Closed qixuema closed 1 year ago
In current implementation, it is not possible for OctreeAttention to partition a patch at a specified depth using nodes from two adjacent batches.
I apologize for my unclear English expression. Please forgive me. I would like to inquire about the behavior of the nodes at the same depth for two adjacent training samples within the same batch during the training process. Would they exhibit the connected pattern depicted in the diagram below?
Or is it the case that during training, each training sample undergoes its own independent padding (blue)?
Thanks for your clarification. The Attention runs according to the following figure.
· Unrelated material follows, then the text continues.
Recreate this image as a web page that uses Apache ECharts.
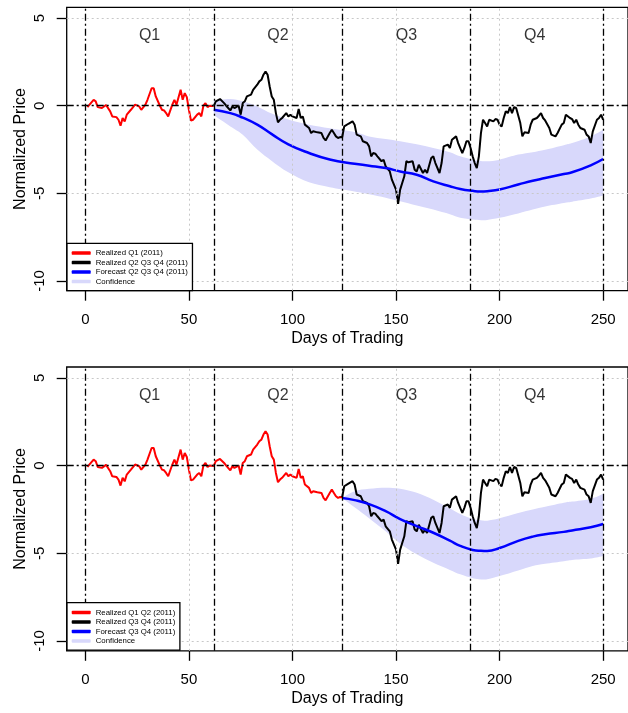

But I build a mask to erase the overlapped attention values to ensure the consecutive samples in the batch processed seperately. https://github.com/octree-nn/octformer/blob/d727ba08fb801c7340784440ef5e49ec4c53218a/models/octformer.py#L55
I understand now, creating a mask is indeed a logical and practical solution. I am sincerely grateful for your clear explanation. Thank you immensely!
Hi Professor Wang,
When the model is training, assuming batch_size = 32, would it be possible for OctreeAttention to partition a patch at a specified depth using nodes from two adjacent batches? If this situation occurs, how should the self-attention be interpreted in this case?
I would greatly appreciate your insights on this matter. I look forward to hearing from you at your earliest convenience.